#### WORK TO BE COMPLETED:
Beginning with the first line of the data below, reproduce every line unchanged, ending with the line that holds "import seaborn as sns".

#### DATA SECTION:
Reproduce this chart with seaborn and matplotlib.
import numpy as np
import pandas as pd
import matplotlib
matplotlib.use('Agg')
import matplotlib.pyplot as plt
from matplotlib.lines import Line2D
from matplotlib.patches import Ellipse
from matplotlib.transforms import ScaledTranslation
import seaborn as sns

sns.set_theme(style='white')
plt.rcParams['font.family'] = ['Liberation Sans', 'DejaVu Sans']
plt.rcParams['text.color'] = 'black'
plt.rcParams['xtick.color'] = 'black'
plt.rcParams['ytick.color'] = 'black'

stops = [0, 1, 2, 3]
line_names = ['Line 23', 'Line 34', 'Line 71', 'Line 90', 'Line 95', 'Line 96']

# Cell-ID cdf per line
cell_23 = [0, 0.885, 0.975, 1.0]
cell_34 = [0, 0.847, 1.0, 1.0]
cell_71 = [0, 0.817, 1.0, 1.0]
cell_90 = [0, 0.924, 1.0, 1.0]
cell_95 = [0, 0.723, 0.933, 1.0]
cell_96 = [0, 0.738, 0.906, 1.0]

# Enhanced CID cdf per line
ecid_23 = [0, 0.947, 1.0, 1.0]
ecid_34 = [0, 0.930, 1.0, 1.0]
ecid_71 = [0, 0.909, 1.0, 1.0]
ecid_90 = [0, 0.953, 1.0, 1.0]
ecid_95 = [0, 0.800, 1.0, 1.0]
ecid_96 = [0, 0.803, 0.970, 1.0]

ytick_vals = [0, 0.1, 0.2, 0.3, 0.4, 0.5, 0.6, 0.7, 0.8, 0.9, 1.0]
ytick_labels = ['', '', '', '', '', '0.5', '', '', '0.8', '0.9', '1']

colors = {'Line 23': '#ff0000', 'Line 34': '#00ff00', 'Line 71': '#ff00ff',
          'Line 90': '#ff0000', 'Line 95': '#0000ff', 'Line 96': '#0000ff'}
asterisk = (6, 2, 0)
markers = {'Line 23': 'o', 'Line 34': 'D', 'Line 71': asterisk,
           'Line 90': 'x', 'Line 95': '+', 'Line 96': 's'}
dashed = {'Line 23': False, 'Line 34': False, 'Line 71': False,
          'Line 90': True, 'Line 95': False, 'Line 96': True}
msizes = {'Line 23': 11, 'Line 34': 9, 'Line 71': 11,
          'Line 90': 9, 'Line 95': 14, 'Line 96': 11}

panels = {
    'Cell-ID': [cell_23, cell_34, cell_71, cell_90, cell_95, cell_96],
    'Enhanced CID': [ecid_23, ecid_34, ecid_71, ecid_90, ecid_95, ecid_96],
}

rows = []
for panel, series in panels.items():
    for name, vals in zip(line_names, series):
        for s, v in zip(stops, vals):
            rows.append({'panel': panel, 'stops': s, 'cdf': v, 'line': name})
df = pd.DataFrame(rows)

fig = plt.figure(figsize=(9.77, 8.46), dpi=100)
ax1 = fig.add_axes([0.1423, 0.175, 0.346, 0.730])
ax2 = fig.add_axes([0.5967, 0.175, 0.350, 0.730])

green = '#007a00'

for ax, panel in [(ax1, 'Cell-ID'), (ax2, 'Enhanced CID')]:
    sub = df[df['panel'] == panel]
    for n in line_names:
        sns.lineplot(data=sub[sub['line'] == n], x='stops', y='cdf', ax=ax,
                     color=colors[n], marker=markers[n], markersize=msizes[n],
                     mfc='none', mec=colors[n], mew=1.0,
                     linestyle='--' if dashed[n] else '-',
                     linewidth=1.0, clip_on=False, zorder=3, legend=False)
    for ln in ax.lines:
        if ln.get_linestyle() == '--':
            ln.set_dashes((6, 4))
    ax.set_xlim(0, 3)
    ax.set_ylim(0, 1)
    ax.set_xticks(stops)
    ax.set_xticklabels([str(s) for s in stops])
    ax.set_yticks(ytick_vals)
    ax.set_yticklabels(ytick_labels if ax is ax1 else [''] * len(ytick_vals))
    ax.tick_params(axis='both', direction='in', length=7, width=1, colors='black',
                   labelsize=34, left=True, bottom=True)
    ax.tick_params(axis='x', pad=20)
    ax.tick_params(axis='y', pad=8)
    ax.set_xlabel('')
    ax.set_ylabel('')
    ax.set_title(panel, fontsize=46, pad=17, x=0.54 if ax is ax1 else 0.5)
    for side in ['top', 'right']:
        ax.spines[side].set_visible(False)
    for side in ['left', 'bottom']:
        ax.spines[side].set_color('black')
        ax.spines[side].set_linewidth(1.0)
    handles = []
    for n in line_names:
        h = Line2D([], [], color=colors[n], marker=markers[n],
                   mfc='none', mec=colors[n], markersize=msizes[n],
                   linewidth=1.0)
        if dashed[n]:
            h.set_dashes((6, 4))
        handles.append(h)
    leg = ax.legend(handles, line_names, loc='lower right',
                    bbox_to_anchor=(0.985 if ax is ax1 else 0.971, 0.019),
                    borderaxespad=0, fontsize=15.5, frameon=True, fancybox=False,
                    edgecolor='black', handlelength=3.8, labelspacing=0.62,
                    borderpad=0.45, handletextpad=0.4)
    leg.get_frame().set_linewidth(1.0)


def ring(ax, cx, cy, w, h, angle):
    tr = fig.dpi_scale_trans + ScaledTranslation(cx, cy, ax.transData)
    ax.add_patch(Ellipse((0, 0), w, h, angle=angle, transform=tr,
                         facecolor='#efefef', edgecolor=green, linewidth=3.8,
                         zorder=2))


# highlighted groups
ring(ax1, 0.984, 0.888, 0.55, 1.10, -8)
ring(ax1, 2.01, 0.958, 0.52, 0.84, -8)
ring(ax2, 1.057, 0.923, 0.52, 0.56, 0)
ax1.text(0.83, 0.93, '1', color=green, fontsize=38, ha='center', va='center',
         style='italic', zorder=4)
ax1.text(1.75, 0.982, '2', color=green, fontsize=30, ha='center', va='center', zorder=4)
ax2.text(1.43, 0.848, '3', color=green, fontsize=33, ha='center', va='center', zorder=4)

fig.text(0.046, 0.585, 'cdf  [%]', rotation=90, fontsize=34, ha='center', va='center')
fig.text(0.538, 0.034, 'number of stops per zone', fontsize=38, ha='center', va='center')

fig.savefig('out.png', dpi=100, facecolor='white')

#### RESULT OF THE EXERCISE:
Reproduce this chart with seaborn and matplotlib.
import numpy as np
import pandas as pd
import matplotlib
matplotlib.use('Agg')
import matplotlib.pyplot as plt
from matplotlib.lines import Line2D
from matplotlib.patches import Ellipse
from matplotlib.transforms import ScaledTranslation
import seaborn as sns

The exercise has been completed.